Queen Beatrix of the Netherlands went before the American Congress yesterday in an appearance rich in ritual and history, an appearance only two other women monarchs have ever made before--both of them Dutch. One was Beatrix's mother, the other her grandmother.
But if members of the U.S. House and Senate, meeting jointly for the first address by a visiting head of state since Canadian Prime Minister Pierre Trudeau was here five years ago, thought the 44-year-old queen would stick to diplomatic niceties, they were in for a surprise. She wasted no time getting down to the brass tacks of what has been bothering the Netherlands about American foreign policy lately.
"Nothing would seem to us more desirable than achieving a balanced, controlled reduction of arms on all sides, particularly a reduction in all those weapons that threaten to destroy civilization itself, indeed all life on this planet," she said in near-flawless English.

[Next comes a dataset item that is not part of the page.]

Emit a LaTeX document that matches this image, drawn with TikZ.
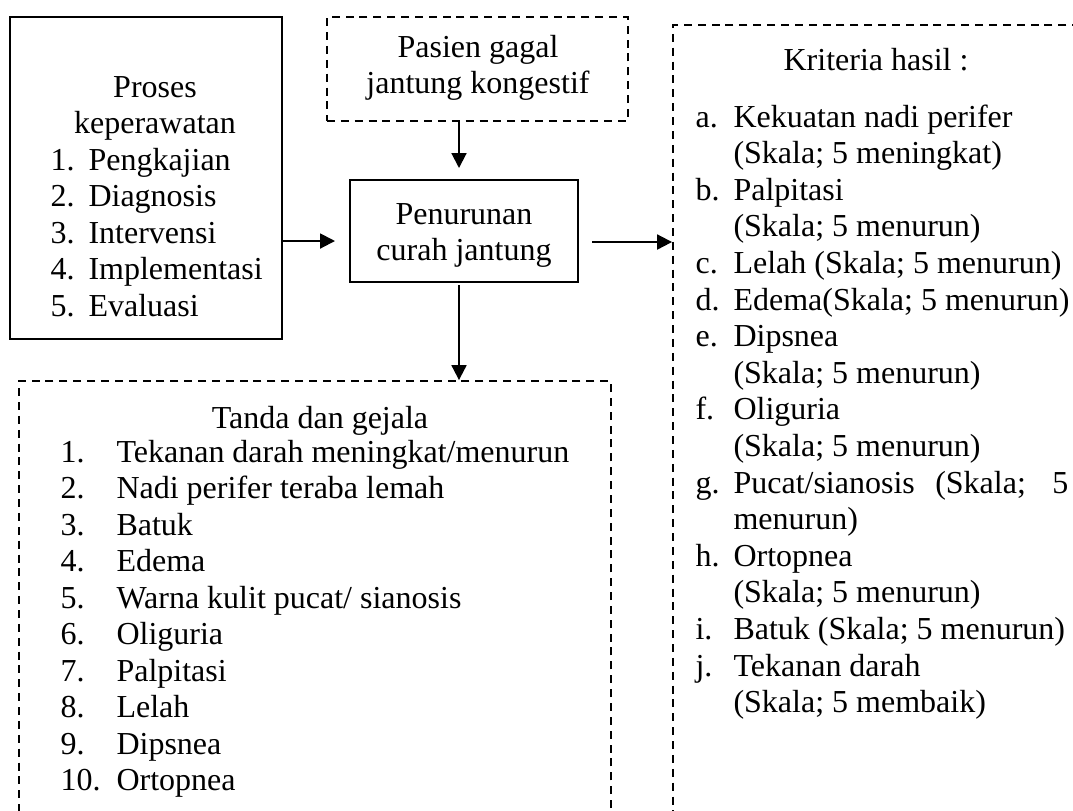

In the audience were the queen's husband, Prince Claus, members of the U.S. Cabinet, including Secretary of State Alexander M. Haig Jr. and Secretary of Defense Caspar W. Weinberger, foreign ambassadors and the U.S. Joint Chiefs of Staff. Speaker Thomas P. O'Neill Jr. presided, and seated beside him as president of the Senate was Vice President George Bush.
The queen wore a bright green silk dress with matching hat and her message sketched two centuries of Dutch-American friendship interwoven with her government's current concerns about the economy, human rights, aid to developing nations, trade and nuclear weapons.
"Concerned as we are at the worsening situation in the world," she said, "we regard it as essential that the transatlantic dialogue be intensified. You in America and we in our much more vulnerable Europe--together we must consider the questions confronting us, together seek the answers."
That meant not just a dialogue on military matters but on economic solutions to the present "serious" recession, she said.
"Personally," she said, "I am convinced that you will eventually serve your own interests best if you also heed Europe's economic requirements."
Pointing out that each of the countries is "the largest single direct investor in the other," she said prosperity in the Netherlands and other European countries depends on the United States' economic and financial policies.
She called aid to developing countries "a moral obligation," adding that adapting more generous aid to each recipient country's level of development goals eventually could broaden the entire global economy.
"One cannot regard aid to the destitute as charity and certainly not as a luxury," she said. "On the contrary, it is a human duty and discerning policy."
On human rights, the queen raised the question of double standards when "we restrict our defense of human rights to those countries which we regard as a threat to our democratic way of life, and . . . fail to protest when those very same rights were violated in other countries . . ."
Beatrix, who is limited in her public political pronouncements by the Netherlands constitution, did not write the speech. Like others she has made here this week, it was drafted by her government but represented her personal views as well, according to Dutch reporters traveling with her.
They have been reporting U.S. reaction to her remarks, which have been setting the tone for relations between the U.S. and the Netherlands. Described by one journalist as "uptight" before embarking upon her journey, Queen Beatrix was said to be concerned about how the American government was receiving the Dutch antinuclear protest movement.
The queen's speech yesterday gave Americans a first glimpse of how she and her government view her approach to the monarchy. Her mother, Queen Juliana, who addressed Congress in 1952, and her grandmother, Queen Wilhelmina, who in 1942 became the first reigning sovereign to speak before both legislative bodies, worked in a traditional framework.
"Beatrix is the first queen to be left of middle," said one journalist. "She wants to be a monarch with both feet planted firmly in the middle of reality."
She and Prince Claus were guests of honor at the Netherlands-American Bicentennial Committee reception hosted last night by the vice president. Today, they leave Washington for Philadelphia, Princeton and New York.